> [Given task]
Transcribe the whole listing below without changing a word, but leave out every image.

> [Dataset extract]
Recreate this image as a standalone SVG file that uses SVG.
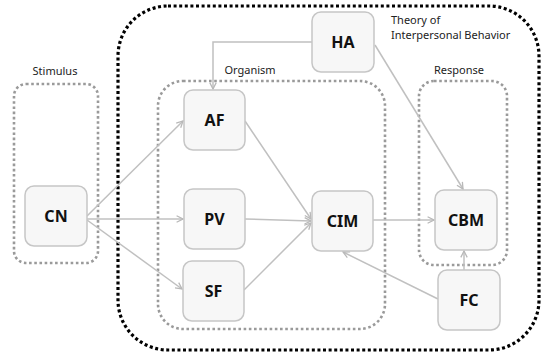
<svg xmlns="http://www.w3.org/2000/svg" width="543" height="353" viewBox="0 0 543 353">
<style>
.node rect{fill:#f7f7f7;stroke:#c6c6c6;stroke-width:1.5}
.node text{font-family:"Noto Sans","Liberation Sans",sans-serif;font-weight:bold;font-size:16px;fill:#111;text-anchor:middle;dominant-baseline:central}
.lbl{font-family:"Noto Sans","Liberation Sans",sans-serif;font-size:11px;fill:#222}
.outer{fill:none;stroke:#000;stroke-width:3.2;stroke-dasharray:3 2.6}
.grp{fill:none;stroke:#9a9a9a;stroke-width:2.6;stroke-dasharray:2.6 2.6}
#connectors path{fill:none;stroke:#c0c0c0;stroke-width:1.5;marker-end:url(#arr)}
</style>
<defs>
<marker id="arr" viewBox="0 0 10 10" refX="9" refY="5" markerWidth="8" markerHeight="8" markerUnits="userSpaceOnUse" orient="auto">
<path d="M1,1 L9,5 L1,9" fill="none" stroke="#b8b8b8" stroke-width="1.6"/>
</marker>
</defs>
<rect width="543" height="353" fill="#fff"/>
<g id="groups">
<rect class="outer" x="118" y="6" width="421" height="344" rx="50" ry="50"/>
<rect class="grp" x="14" y="84" width="84" height="179" rx="12" ry="12"/>
<rect class="grp" x="158" y="81" width="227" height="248" rx="25" ry="25"/>
<rect class="grp" x="419" y="81" width="88" height="184" rx="15" ry="15"/>
<text class="lbl" x="55" y="75" text-anchor="middle">Stimulus</text>
<text class="lbl" x="250" y="74" text-anchor="middle">Organism</text>
<text class="lbl" x="459" y="74" text-anchor="middle">Response</text>
<text class="lbl" x="391" y="24">Theory of</text>
<text class="lbl" x="391" y="39">Interpersonal Behavior</text>
</g>
<g id="connectors">
<path d="M312,42 H213 V89"/>
<path d="M375,45 L463,189"/>
<path d="M87,216 L183,121"/>
<path d="M87,219 L183,219"/>
<path d="M87,220 L182,289"/>
<path d="M245,121 L311,219"/>
<path d="M245,219 L311,221"/>
<path d="M244,290 L311,223"/>
<path d="M373,220 L434,220"/>
<path d="M464,270 L464,251"/>
<path d="M438,299 L343,252"/>
</g>
<g id="HA" class="node"><rect x="312" y="12" width="62" height="60" rx="9"/><text x="343" y="42">HA</text></g>
<g id="AF" class="node"><rect x="184" y="90" width="61" height="60" rx="9"/><text x="214.5" y="120">AF</text></g>
<g id="CN" class="node"><rect x="25" y="186" width="62" height="60" rx="9"/><text x="56" y="216">CN</text></g>
<g id="PV" class="node"><rect x="184" y="189" width="61" height="60" rx="9"/><text x="214.5" y="219">PV</text></g>
<g id="SF" class="node"><rect x="183" y="261" width="61" height="60" rx="9"/><text x="213.5" y="291">SF</text></g>
<g id="CIM" class="node"><rect x="312" y="191" width="61" height="60" rx="9"/><text x="342.5" y="221">CIM</text></g>
<g id="CBM" class="node"><rect x="435" y="190" width="62" height="60" rx="9"/><text x="466" y="220">CBM</text></g>
<g id="FC" class="node"><rect x="438" y="270" width="62" height="60" rx="9"/><text x="469" y="300">FC</text></g>
</svg>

> [Response below]
Recreate this image as a standalone SVG file that uses SVG.
<svg xmlns="http://www.w3.org/2000/svg" width="543" height="353" viewBox="0 0 543 353">
<style>
.node rect{fill:#f7f7f7;stroke:#c6c6c6;stroke-width:1.5}
.node text{font-family:"Noto Sans","Liberation Sans",sans-serif;font-weight:bold;font-size:16px;fill:#111;text-anchor:middle;dominant-baseline:central}
.lbl{font-family:"Noto Sans","Liberation Sans",sans-serif;font-size:11px;fill:#222}
.outer{fill:none;stroke:#000;stroke-width:3.2;stroke-dasharray:3 2.6}
.grp{fill:none;stroke:#9a9a9a;stroke-width:2.6;stroke-dasharray:2.6 2.6}
#connectors path{fill:none;stroke:#c0c0c0;stroke-width:1.5;marker-end:url(#arr)}
</style>
<defs>
<marker id="arr" viewBox="0 0 10 10" refX="9" refY="5" markerWidth="8" markerHeight="8" markerUnits="userSpaceOnUse" orient="auto">
<path d="M1,1 L9,5 L1,9" fill="none" stroke="#b8b8b8" stroke-width="1.6"/>
</marker>
</defs>
<rect width="543" height="353" fill="#fff"/>
<g id="groups">
<rect class="outer" x="118" y="6" width="421" height="344" rx="50" ry="50"/>
<rect class="grp" x="14" y="84" width="84" height="179" rx="12" ry="12"/>
<rect class="grp" x="158" y="81" width="227" height="248" rx="25" ry="25"/>
<rect class="grp" x="419" y="81" width="88" height="184" rx="15" ry="15"/>
<text class="lbl" x="55" y="75" text-anchor="middle">Stimulus</text>
<text class="lbl" x="250" y="74" text-anchor="middle">Organism</text>
<text class="lbl" x="459" y="74" text-anchor="middle">Response</text>
<text class="lbl" x="391" y="24">Theory of</text>
<text class="lbl" x="391" y="39">Interpersonal Behavior</text>
</g>
<g id="connectors">
<path d="M312,42 H213 V89"/>
<path d="M375,45 L463,189"/>
<path d="M87,216 L183,121"/>
<path d="M87,219 L183,219"/>
<path d="M87,220 L182,289"/>
<path d="M245,121 L311,219"/>
<path d="M245,219 L311,221"/>
<path d="M244,290 L311,223"/>
<path d="M373,220 L434,220"/>
<path d="M464,270 L464,251"/>
<path d="M438,299 L343,252"/>
</g>
<g id="HA" class="node"><rect x="312" y="12" width="62" height="60" rx="9"/><text x="343" y="42">HA</text></g>
<g id="AF" class="node"><rect x="184" y="90" width="61" height="60" rx="9"/><text x="214.5" y="120">AF</text></g>
<g id="CN" class="node"><rect x="25" y="186" width="62" height="60" rx="9"/><text x="56" y="216">CN</text></g>
<g id="PV" class="node"><rect x="184" y="189" width="61" height="60" rx="9"/><text x="214.5" y="219">PV</text></g>
<g id="SF" class="node"><rect x="183" y="261" width="61" height="60" rx="9"/><text x="213.5" y="291">SF</text></g>
<g id="CIM" class="node"><rect x="312" y="191" width="61" height="60" rx="9"/><text x="342.5" y="221">CIM</text></g>
<g id="CBM" class="node"><rect x="435" y="190" width="62" height="60" rx="9"/><text x="466" y="220">CBM</text></g>
<g id="FC" class="node"><rect x="438" y="270" width="62" height="60" rx="9"/><text x="469" y="300">FC</text></g>
</svg>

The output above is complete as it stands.